Keeping the Python prompts >>>
/...
also helps you to distinguish the compiled Python from the result of evaluating it.
The Lissp REPL could have been implemented to not display the Python at all,
but transparency into the process is super helpful when developing and debugging,
even if you ignore that part most of the time.
It’s easier to scroll up than to have to ask for it.
How do I add a shebang line?¶
Same as for any executable text file, use a line starting with #!
followed by a command to run Lissp. (E.g. /usr/bin/env lissp
) The
transpiler will ignore it if it’s the first line. If you set the
executable bit, like chmod foo.lissp +x
, then you can run the file
directly.
I mean how do I add a shebang line to the compiled file?¶
A text editor works. It’s just a Python file.
I don’t want to have to do that manually every time I recompile!¶
You can use the .#
reader macro to inject arbitrary text in the
compiled output. Use e.g. .#"#/usr/bin/env python"
as the first
compiled line.
I got here from a link in Hy’s docs. What are the main differences between Hissp and Hy?¶
They’re both Lisps that can import Python, but Hissp has a very different approach and philosophy.
I was also a major contributor to the open-source Hy project. Hy is obviously a much older project than Hissp with more contributors and more time to develop. While my experience with Hy informs my design of Hissp, Hissp is not a fork of Hy’s source code, but a completely new project with a fundamentally different architecture.
The biggest difference is that Hy compiles to Python abstract syntax trees (or “AST”, an intermediate stage in the compilation of Python code to Python bytecode). In contrast, Lissp works more like ClojureScript: the Lissp language uses Hissp as its AST stage instead, and compiles that to Python code, which Python then compiles normally. Hy compiles to a moving target—Python’s AST API is not stable. This helps to make Hissp’s compiler simpler than Hy’s.
Hy has an intermediate layer of Hy model objects it uses to represent code,
although it tries to convert them automatically,
this can make it even more confusing.
E.g. (type '42)
is <class 'hy.models.HyInteger'>
in Hy,
but <class 'int'>
in Lissp.
Except for tuples, which represent invocations,
and strings, which represent raw Python (and module literals/qualifiers),
Hissp’s representation for Python objects are simply the objects.
Hissp will at least attempt to compile in anything,
even if it has no literal representation in Python code,
by falling back to pickle
, if necessary.
Hy will just crash if you insert anything it can’t model.
This means that Hissp has a much higher degree of homoiconicity that Hy.

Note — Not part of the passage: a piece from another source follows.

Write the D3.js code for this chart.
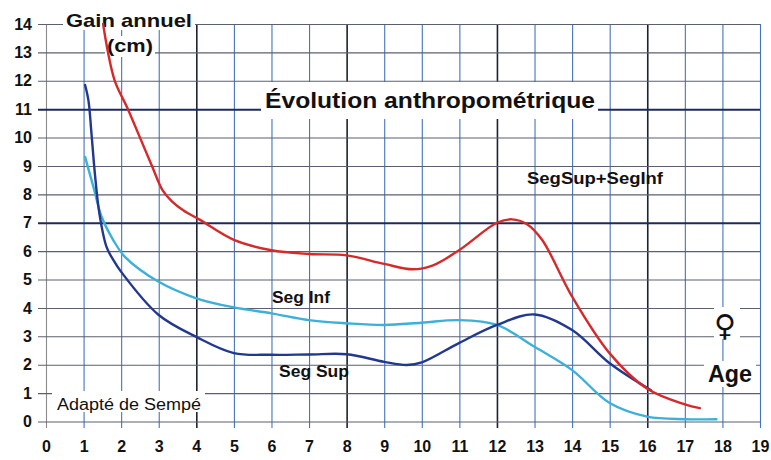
<!DOCTYPE html>
<html>
<head>
<meta charset="utf-8">
<script src="https://cdn.jsdelivr.net/npm/d3@7"></script>
<style>
  body { margin: 0; background: #fff; }
  text { font-family: "Liberation Sans", Arial, sans-serif; }
</style>
</head>
<body>
<svg id="chart" width="771" height="460"></svg>
<script>
// ticks
var xTicks = d3.range(0, 20);
var yTicks = d3.range(0, 15);
var darkX = [4, 8, 12, 16];
var darkY = [7, 11];

// Seg Sup + Seg Inf (red)
var sumAges = [1.52, 1.65, 1.83, 2.18, 2.5, 2.82, 3.1, 3.35, 3.65, 4.1, 5, 6, 7, 8, 9, 9.76, 10.3, 11, 12, 12.4, 12.8, 13.2, 14, 15, 16, 17, 17.4];
var sumVals = [14, 13, 12, 11, 10, 9, 8.15, 7.75, 7.44, 7.1, 6.4, 6.03, 5.9, 5.85, 5.55, 5.36, 5.5, 6.04, 7.0, 7.12, 6.95, 6.4, 4.4, 2.4, 1.15, 0.6, 0.47];

// Seg Sup (dark blue)
var supAges = [1.04, 1.13, 1.21, 1.3, 1.42, 1.61, 1.79, 2, 3, 4, 5, 6, 7, 8, 9, 9.6, 10, 11, 12, 13, 14, 15, 16.1];
var supVals = [11.85, 11.3, 10.15, 8.74, 7.33, 6.15, 5.69, 5.27, 3.75, 2.98, 2.41, 2.35, 2.36, 2.37, 2.1, 1.99, 2.08, 2.77, 3.4, 3.77, 3.22, 2.05, 1.1];

// Seg Inf (light blue)
var infAges = [1.04, 1.26, 1.48, 1.79, 2.1, 3, 4, 5, 6, 7, 8, 9, 10, 11, 12, 13, 14, 15, 16, 17, 17.84];
var infVals = [9.32, 8.27, 7.21, 6.39, 5.8, 4.92, 4.34, 4.02, 3.81, 3.57, 3.46, 3.40, 3.48, 3.57, 3.40, 2.63, 1.81, 0.65, 0.17, 0.08, 0.08];

var svg = d3.select('#chart');

var x = d3.scaleLinear().domain([0, 19]).range([46, 760]);
var y = d3.scaleLinear().domain([0, 14]).range([421.5, 24]);

// vertical grid + x labels
var gx = svg.append('g')
    .attr('transform', 'translate(0,428)')
    .call(d3.axisBottom(x).tickValues(xTicks).tickSizeInner(-(428 - y(14))).tickSizeOuter(0).tickPadding(13));
gx.select('.domain').remove();
gx.selectAll('.tick line')
    .attr('stroke', function(d) { return d === 0 ? '#8a8a8a' : (darkX.indexOf(d) >= 0 ? '#1c2230' : '#4474bd'); })
    .attr('stroke-width', function(d) { return darkX.indexOf(d) >= 0 ? 1.6 : 1.1; });
gx.selectAll('.tick text')
    .attr('fill', '#111')
    .style('font-size', '16px')
    .style('font-weight', 'bold');

// horizontal grid + y labels
var gy = svg.append('g')
    .attr('transform', 'translate(38,0)')
    .call(d3.axisLeft(y).tickValues(yTicks).tickSizeInner(-(x(19) - 38)).tickSizeOuter(0).tickPadding(6));
gy.select('.domain').remove();
gy.selectAll('.tick line')
    .attr('stroke', function(d) { return darkY.indexOf(d) >= 0 ? '#1e2b5a' : '#5a6070'; })
    .attr('stroke-width', function(d) { return darkY.indexOf(d) >= 0 ? 2 : 1.1; });
gy.selectAll('.tick text')
    .attr('fill', '#111')
    .style('font-size', '16px')
    .style('font-weight', 'bold');

// labels with white backing
function label(txt, px, py, size, weight, len, bg) {
    if (bg) {
        svg.append('rect')
            .attr('x', bg[0]).attr('y', bg[1]).attr('width', bg[2]).attr('height', bg[3])
            .attr('fill', '#fff');
    }
    var t = svg.append('text')
        .attr('x', px).attr('y', py)
        .attr('fill', '#111')
        .style('font-size', size + 'px')
        .style('font-weight', weight)
        .text(txt);
    if (len) t.attr('textLength', len).attr('lengthAdjust', 'spacingAndGlyphs');
    return t;
}

label('Gain annuel', 66, 27, 19, 'bold', 126, [63, 8, 132, 22]);
label('(cm)', 107, 52, 19, 'bold', 46, [105, 36, 50, 21]);
label('\u00c9volution anthropom\u00e9trique', 265, 108, 22, 'bold', 330, [261, 82, 337, 37]);
label('SegSup+SegInf', 527, 184, 16, 'bold', 136, null);
label('Seg Inf', 272, 303, 17, 'bold', 58, null);
label('Seg Sup', 279, 377, 17, 'bold', 70, null);
label('Adapt\u00e9 de Semp\u00e9', 57, 410, 16, 'normal', 144, [52, 391, 153, 21]);
label('Age', 708, 382, 23, 'bold', 44, [704, 361, 52, 26]);
label('\u2640', 714, 336, 30, 'bold', null, [714, 307, 26, 32])
    .style('font-family', '"DejaVu Sans", sans-serif');

// curves
var line = d3.line()
    .x(function(d) { return x(d[0]); })
    .y(function(d) { return y(d[1]); })
    .curve(d3.curveCatmullRom.alpha(0.5));

function series(ages, vals, color) {
    svg.append('path')
        .datum(d3.zip(ages, vals))
        .attr('fill', 'none')
        .attr('stroke', color)
        .attr('stroke-width', 2.4)
        .attr('stroke-linecap', 'round')
        .attr('d', line);
}

series(infAges, infVals, '#3cb0d8');
series(supAges, supVals, '#22388f');
series(sumAges, sumVals, '#d42a2a');
</script>
</body>
</html>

Hissp code is made of ordinary Python tuples that serve the same role as linked lists in other Lisps, or Hy’s model objects. Using these directly in Python (“readerless mode”) is much more natural than writing code using Hy’s model objects, although using the Lissp (or Hebigo) language reader makes writing these tuples even easier than doing it directly in Python.
Hissp is designed to be more modular than Hy. It supports two different readers (Lissp and Hebigo) with the potential for more. These compile different languages that represent the same underlying Hissp trees. The separate Hebigo language is indentation-based, like Python, while the included Lissp reader uses the traditional S-expressions.
Hy code requires the hy
package as a dependency.
You need Hy’s import hooks just to load Hy code.
But Hissp only requires hissp
to compile the code to Python.
Once that’s done,
the output has no dependencies other than Python itself.
(Unless you import some other package, of course.)
This may make Hissp more suitable for integration into other projects
where Hy would not be a good fit due to its overhead.
Hy’s compiler has a special form for every Python statement and operator
and has to do a lot of work to create the illusion that its statement
special forms behave like expressions.
This complicates the compiler a great deal,
and doesn’t even work right in some cases,
but allows Hy to retain a very Python-like feel.
The unparsed
AST also looks like pretty readable Python.
Not quite what a human would write,
but a good starting point if you wanted to translate a Hy project back to Python.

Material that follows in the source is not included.